__To do__
Your task is to retype the lines from the opening of the material through the line that includes "const tickColor = '#8c8c8c';". Do not copy the pictures.

** Begin Data segment **

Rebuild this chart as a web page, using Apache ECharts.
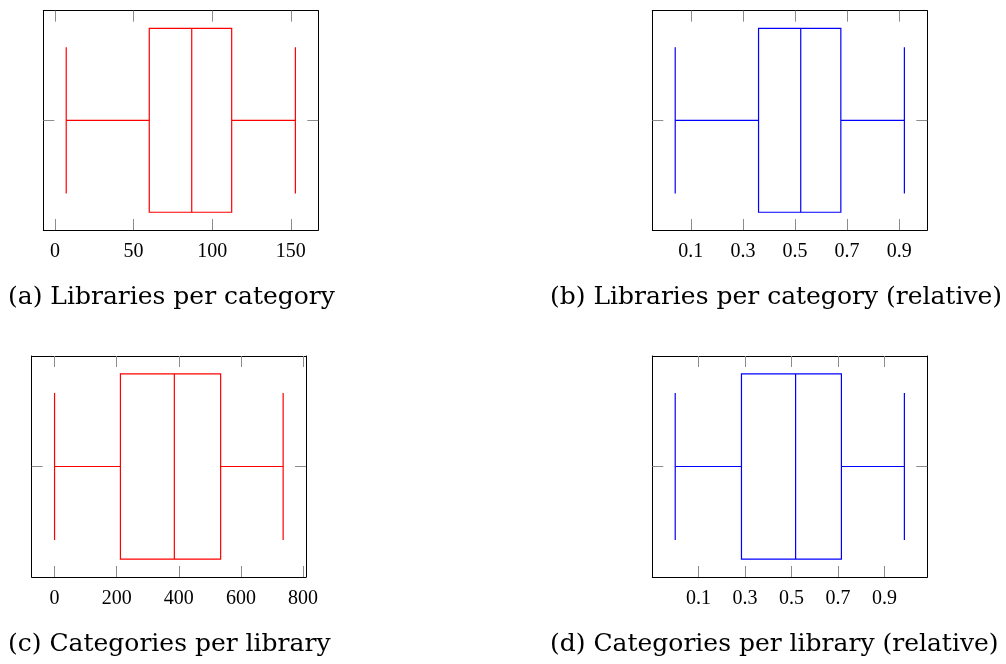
<!DOCTYPE html>
<html><head><meta charset="utf-8">
<script src="https://cdn.jsdelivr.net/npm/echarts@6/dist/echarts.min.js"></script>
<style>html,body{margin:0;padding:0;background:#fff}#c{width:1006px;height:664px}</style>
</head><body><div id="c"></div>
<script>
// ---- data ----
const captions = ['(a) Libraries per category', '(b) Libraries per category (relative)', '(c) Categories per library', '(d) Categories per library (relative)'];
const boxCategory = ['all'];
// [lower whisker, Q1, median, Q3, upper whisker]
const statsA = [7.2, 60.0, 87.0, 112.4, 152.9];
const statsB = [0.04, 0.36, 0.522, 0.676, 0.92];
const statsC = [0, 212, 385.6, 534.6, 735.8];
const statsD = [0.0, 0.285, 0.518, 0.715, 0.986];
const ticksA = [0, 50, 100, 150];
const ticksB = [0.1, 0.3, 0.5, 0.7, 0.9];
const ticksC = [0, 200, 400, 600, 800];
const ticksD = [0.1, 0.3, 0.5, 0.7, 0.9];
const boxColors = ['#ff0000', '#0000ff', '#ff0000', '#0000ff'];

const panels = [
  {stats: statsA, ticks: ticksA, grid: {left: 43.3, top: 10.7, width: 275, height: 219.3}},
  {stats: statsB, ticks: ticksB, grid: {left: 652.3, top: 10.7, width: 275, height: 219.3}},
  {stats: statsC, ticks: ticksC, grid: {left: 31.7, top: 356, width: 274.3, height: 221}},
  {stats: statsD, ticks: ticksD, grid: {left: 652.3, top: 356, width: 275, height: 221}}
];
const captionPos = [{left: 8, top: 285}, {left: 550, top: 285}, {left: 8, top: 632}, {left: 550, top: 632}];

const FONT = 'Liberation Serif';
const CAP_FONT = 'DejaVu Serif';
const tickColor = '#8c8c8c';

function renderItem(params, api) {
  const cat = api.value(5);
  const pLo = api.coord([api.value(0), cat]);
  const pQ1 = api.coord([api.value(1), cat]);
  const pMed = api.coord([api.value(2), cat]);
  const pQ3 = api.coord([api.value(3), cat]);
  const pHi = api.coord([api.value(4), cat]);
  const band = api.size([0, 1])[1];
  const bh = band * 0.838 / 2, ch = band * 0.666 / 2;
  const cy = pMed[1];
  const color = api.visual('color');
  const st = {stroke: color, lineWidth: 1.2, fill: null};
  return {type: 'group', children: [
    {type: 'rect', shape: {x: pQ1[0], y: cy - bh, width: pQ3[0] - pQ1[0], height: 2 * bh}, style: {stroke: color, lineWidth: 1.2, fill: 'rgba(0,0,0,0)'}},
    {type: 'line', shape: {x1: pMed[0], y1: cy - bh, x2: pMed[0], y2: cy + bh}, style: st},
    {type: 'line', shape: {x1: pLo[0], y1: cy, x2: pQ1[0], y2: cy}, style: st},
    {type: 'line', shape: {x1: pQ3[0], y1: cy, x2: pHi[0], y2: cy}, style: st},
    {type: 'line', shape: {x1: pLo[0], y1: cy - ch, x2: pLo[0], y2: cy + ch}, style: st},
    {type: 'line', shape: {x1: pHi[0], y1: cy - ch, x2: pHi[0], y2: cy + ch}, style: st}
  ]};
}

const grid = [], xAxis = [], yAxis = [], series = [], title = [];
panels.forEach((p, i) => {
  grid.push(Object.assign({containLabel: false}, p.grid));
  const lo = p.stats[0], hi = p.stats[4], pad = (hi - lo) * 0.1;
  const min = lo - pad, max = hi + pad;
  const common = {
    type: 'value', gridIndex: i, min: min, max: max,
    splitLine: {show: false},
    axisLine: {show: true, onZero: false, lineStyle: {color: '#000', width: 1}},
    axisTick: {show: true, inside: true, length: 11, customValues: p.ticks, lineStyle: {color: tickColor, width: 1}}
  };
  xAxis.push(Object.assign({}, common, {position: 'bottom',
    axisLabel: {show: true, customValues: p.ticks, margin: 12, fontFamily: FONT, fontSize: 20, color: '#000'}}));
  xAxis.push(Object.assign({}, common, {position: 'top', axisLabel: {show: false}}));
  const ycommon = {
    type: 'category', gridIndex: i, data: boxCategory,
    axisLine: {show: true, onZero: false, lineStyle: {color: '#000', width: 1}},
    axisTick: {show: true, inside: true, length: 11, alignWithLabel: true, lineStyle: {color: tickColor, width: 1}},
    axisLabel: {show: false}, splitLine: {show: false}
  };
  yAxis.push(Object.assign({}, ycommon, {position: 'left'}));
  yAxis.push(Object.assign({}, ycommon, {position: 'right'}));
  series.push({
    type: 'custom', xAxisIndex: 2 * i, yAxisIndex: 2 * i,
    itemStyle: {color: boxColors[i]},
    encode: {x: [0, 1, 2, 3, 4], y: 5},
    data: [p.stats.concat([0])],
    renderItem: renderItem
  });
  title.push({text: captions[i], left: captionPos[i].left, top: captionPos[i].top, padding: 0,
    textStyle: {fontFamily: CAP_FONT, fontSize: 25, fontWeight: 'normal', color: '#000'}});
});

const chart = echarts.init(document.getElementById('c'), null, {renderer: 'canvas'});
chart.setOption({animation: false, backgroundColor: '#fff', title, grid, xAxis, yAxis, series});
</script>
</body></html>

** End Data segment **

__Output of the task__
Rebuild this chart as a web page, using Apache ECharts.
<!DOCTYPE html>
<html><head><meta charset="utf-8">
<script src="https://cdn.jsdelivr.net/npm/echarts@6/dist/echarts.min.js"></script>
<style>html,body{margin:0;padding:0;background:#fff}#c{width:1006px;height:664px}</style>
</head><body><div id="c"></div>
<script>
// ---- data ----
const captions = ['(a) Libraries per category', '(b) Libraries per category (relative)', '(c) Categories per library', '(d) Categories per library (relative)'];
const boxCategory = ['all'];
// [lower whisker, Q1, median, Q3, upper whisker]
const statsA = [7.2, 60.0, 87.0, 112.4, 152.9];
const statsB = [0.04, 0.36, 0.522, 0.676, 0.92];
const statsC = [0, 212, 385.6, 534.6, 735.8];
const statsD = [0.0, 0.285, 0.518, 0.715, 0.986];
const ticksA = [0, 50, 100, 150];
const ticksB = [0.1, 0.3, 0.5, 0.7, 0.9];
const ticksC = [0, 200, 400, 600, 800];
const ticksD = [0.1, 0.3, 0.5, 0.7, 0.9];
const boxColors = ['#ff0000', '#0000ff', '#ff0000', '#0000ff'];

const panels = [
  {stats: statsA, ticks: ticksA, grid: {left: 43.3, top: 10.7, width: 275, height: 219.3}},
  {stats: statsB, ticks: ticksB, grid: {left: 652.3, top: 10.7, width: 275, height: 219.3}},
  {stats: statsC, ticks: ticksC, grid: {left: 31.7, top: 356, width: 274.3, height: 221}},
  {stats: statsD, ticks: ticksD, grid: {left: 652.3, top: 356, width: 275, height: 221}}
];
const captionPos = [{left: 8, top: 285}, {left: 550, top: 285}, {left: 8, top: 632}, {left: 550, top: 632}];

const FONT = 'Liberation Serif';
const CAP_FONT = 'DejaVu Serif';
const tickColor = '#8c8c8c';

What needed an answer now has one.